» Information shown

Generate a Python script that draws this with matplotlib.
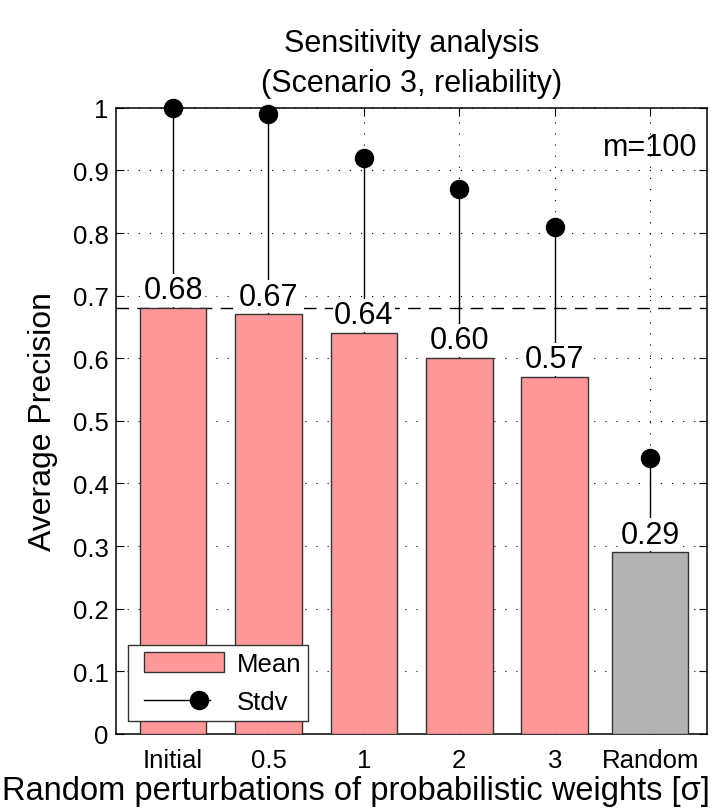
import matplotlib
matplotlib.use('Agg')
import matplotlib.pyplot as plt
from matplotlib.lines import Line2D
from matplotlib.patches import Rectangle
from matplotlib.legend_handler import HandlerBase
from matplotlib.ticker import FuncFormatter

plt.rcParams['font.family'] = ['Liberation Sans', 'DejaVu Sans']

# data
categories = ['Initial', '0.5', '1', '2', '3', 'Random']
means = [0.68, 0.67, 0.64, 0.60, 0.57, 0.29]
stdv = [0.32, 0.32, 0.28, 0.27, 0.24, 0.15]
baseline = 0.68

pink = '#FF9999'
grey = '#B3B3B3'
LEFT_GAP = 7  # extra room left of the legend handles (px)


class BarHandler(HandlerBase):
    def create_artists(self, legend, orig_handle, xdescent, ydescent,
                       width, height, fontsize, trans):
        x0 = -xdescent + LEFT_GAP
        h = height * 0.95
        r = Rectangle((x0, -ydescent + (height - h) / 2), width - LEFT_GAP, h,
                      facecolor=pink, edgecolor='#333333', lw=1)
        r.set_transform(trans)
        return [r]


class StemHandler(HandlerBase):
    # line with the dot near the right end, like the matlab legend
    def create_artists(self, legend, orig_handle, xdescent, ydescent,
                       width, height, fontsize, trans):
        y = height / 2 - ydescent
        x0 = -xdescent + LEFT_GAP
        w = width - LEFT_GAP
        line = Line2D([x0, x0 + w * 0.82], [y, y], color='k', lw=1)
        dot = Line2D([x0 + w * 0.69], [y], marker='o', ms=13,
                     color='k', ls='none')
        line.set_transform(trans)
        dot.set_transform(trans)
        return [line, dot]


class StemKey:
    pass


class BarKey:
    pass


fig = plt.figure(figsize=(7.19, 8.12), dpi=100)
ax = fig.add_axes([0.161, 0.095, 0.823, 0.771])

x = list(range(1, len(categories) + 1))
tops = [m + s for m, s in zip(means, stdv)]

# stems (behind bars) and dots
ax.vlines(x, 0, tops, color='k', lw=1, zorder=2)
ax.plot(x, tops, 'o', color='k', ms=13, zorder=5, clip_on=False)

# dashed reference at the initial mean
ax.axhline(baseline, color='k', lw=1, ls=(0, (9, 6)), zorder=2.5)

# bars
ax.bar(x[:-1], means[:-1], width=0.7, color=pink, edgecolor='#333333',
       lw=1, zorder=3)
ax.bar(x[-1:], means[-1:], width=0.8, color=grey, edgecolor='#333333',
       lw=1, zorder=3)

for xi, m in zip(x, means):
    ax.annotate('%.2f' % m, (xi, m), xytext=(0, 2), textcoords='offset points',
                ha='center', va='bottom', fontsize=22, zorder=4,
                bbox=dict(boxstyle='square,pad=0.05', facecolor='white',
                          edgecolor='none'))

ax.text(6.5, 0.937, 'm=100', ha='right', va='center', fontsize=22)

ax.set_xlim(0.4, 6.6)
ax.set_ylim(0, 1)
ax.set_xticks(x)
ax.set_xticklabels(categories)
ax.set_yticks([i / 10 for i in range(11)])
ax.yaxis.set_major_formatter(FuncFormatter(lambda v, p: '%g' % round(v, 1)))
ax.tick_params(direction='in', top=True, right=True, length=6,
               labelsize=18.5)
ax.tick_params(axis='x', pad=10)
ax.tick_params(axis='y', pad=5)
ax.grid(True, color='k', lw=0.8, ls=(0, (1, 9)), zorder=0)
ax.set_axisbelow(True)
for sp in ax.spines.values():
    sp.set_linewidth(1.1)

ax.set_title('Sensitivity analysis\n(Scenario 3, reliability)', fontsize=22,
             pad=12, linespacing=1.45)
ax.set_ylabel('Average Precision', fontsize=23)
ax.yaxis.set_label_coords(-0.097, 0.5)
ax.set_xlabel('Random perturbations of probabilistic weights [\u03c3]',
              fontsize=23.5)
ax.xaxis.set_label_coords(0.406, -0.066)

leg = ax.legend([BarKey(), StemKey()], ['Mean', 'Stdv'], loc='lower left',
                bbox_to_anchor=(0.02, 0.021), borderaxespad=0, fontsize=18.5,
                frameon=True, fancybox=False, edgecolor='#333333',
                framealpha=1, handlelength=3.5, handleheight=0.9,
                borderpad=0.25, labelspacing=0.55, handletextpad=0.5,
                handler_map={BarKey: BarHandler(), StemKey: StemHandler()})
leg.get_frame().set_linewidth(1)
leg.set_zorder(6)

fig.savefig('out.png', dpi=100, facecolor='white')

» Your objective
Your copy of the data should match it exactly, except that pictures are left out.

» In response
Generate a Python script that draws this with matplotlib.
import matplotlib
matplotlib.use('Agg')
import matplotlib.pyplot as plt
from matplotlib.lines import Line2D
from matplotlib.patches import Rectangle
from matplotlib.legend_handler import HandlerBase
from matplotlib.ticker import FuncFormatter

plt.rcParams['font.family'] = ['Liberation Sans', 'DejaVu Sans']

# data
categories = ['Initial', '0.5', '1', '2', '3', 'Random']
means = [0.68, 0.67, 0.64, 0.60, 0.57, 0.29]
stdv = [0.32, 0.32, 0.28, 0.27, 0.24, 0.15]
baseline = 0.68

pink = '#FF9999'
grey = '#B3B3B3'
LEFT_GAP = 7  # extra room left of the legend handles (px)


class BarHandler(HandlerBase):
    def create_artists(self, legend, orig_handle, xdescent, ydescent,
                       width, height, fontsize, trans):
        x0 = -xdescent + LEFT_GAP
        h = height * 0.95
        r = Rectangle((x0, -ydescent + (height - h) / 2), width - LEFT_GAP, h,
                      facecolor=pink, edgecolor='#333333', lw=1)
        r.set_transform(trans)
        return [r]


class StemHandler(HandlerBase):
    # line with the dot near the right end, like the matlab legend
    def create_artists(self, legend, orig_handle, xdescent, ydescent,
                       width, height, fontsize, trans):
        y = height / 2 - ydescent
        x0 = -xdescent + LEFT_GAP
        w = width - LEFT_GAP
        line = Line2D([x0, x0 + w * 0.82], [y, y], color='k', lw=1)
        dot = Line2D([x0 + w * 0.69], [y], marker='o', ms=13,
                     color='k', ls='none')
        line.set_transform(trans)
        dot.set_transform(trans)
        return [line, dot]


class StemKey:
    pass


class BarKey:
    pass


fig = plt.figure(figsize=(7.19, 8.12), dpi=100)
ax = fig.add_axes([0.161, 0.095, 0.823, 0.771])

x = list(range(1, len(categories) + 1))
tops = [m + s for m, s in zip(means, stdv)]

# stems (behind bars) and dots
ax.vlines(x, 0, tops, color='k', lw=1, zorder=2)
ax.plot(x, tops, 'o', color='k', ms=13, zorder=5, clip_on=False)

# dashed reference at the initial mean
ax.axhline(baseline, color='k', lw=1, ls=(0, (9, 6)), zorder=2.5)

# bars
ax.bar(x[:-1], means[:-1], width=0.7, color=pink, edgecolor='#333333',
       lw=1, zorder=3)
ax.bar(x[-1:], means[-1:], width=0.8, color=grey, edgecolor='#333333',
       lw=1, zorder=3)

for xi, m in zip(x, means):
    ax.annotate('%.2f' % m, (xi, m), xytext=(0, 2), textcoords='offset points',
                ha='center', va='bottom', fontsize=22, zorder=4,
                bbox=dict(boxstyle='square,pad=0.05', facecolor='white',
                          edgecolor='none'))

ax.text(6.5, 0.937, 'm=100', ha='right', va='center', fontsize=22)

ax.set_xlim(0.4, 6.6)
ax.set_ylim(0, 1)
ax.set_xticks(x)
ax.set_xticklabels(categories)
ax.set_yticks([i / 10 for i in range(11)])
ax.yaxis.set_major_formatter(FuncFormatter(lambda v, p: '%g' % round(v, 1)))
ax.tick_params(direction='in', top=True, right=True, length=6,
               labelsize=18.5)
ax.tick_params(axis='x', pad=10)
ax.tick_params(axis='y', pad=5)
ax.grid(True, color='k', lw=0.8, ls=(0, (1, 9)), zorder=0)
ax.set_axisbelow(True)
for sp in ax.spines.values():
    sp.set_linewidth(1.1)

ax.set_title('Sensitivity analysis\n(Scenario 3, reliability)', fontsize=22,
             pad=12, linespacing=1.45)
ax.set_ylabel('Average Precision', fontsize=23)
ax.yaxis.set_label_coords(-0.097, 0.5)
ax.set_xlabel('Random perturbations of probabilistic weights [\u03c3]',
              fontsize=23.5)
ax.xaxis.set_label_coords(0.406, -0.066)

leg = ax.legend([BarKey(), StemKey()], ['Mean', 'Stdv'], loc='lower left',
                bbox_to_anchor=(0.02, 0.021), borderaxespad=0, fontsize=18.5,
                frameon=True, fancybox=False, edgecolor='#333333',
                framealpha=1, handlelength=3.5, handleheight=0.9,
                borderpad=0.25, labelspacing=0.55, handletextpad=0.5,
                handler_map={BarKey: BarHandler(), StemKey: StemHandler()})
leg.get_frame().set_linewidth(1)
leg.set_zorder(6)

fig.savefig('out.png', dpi=100, facecolor='white')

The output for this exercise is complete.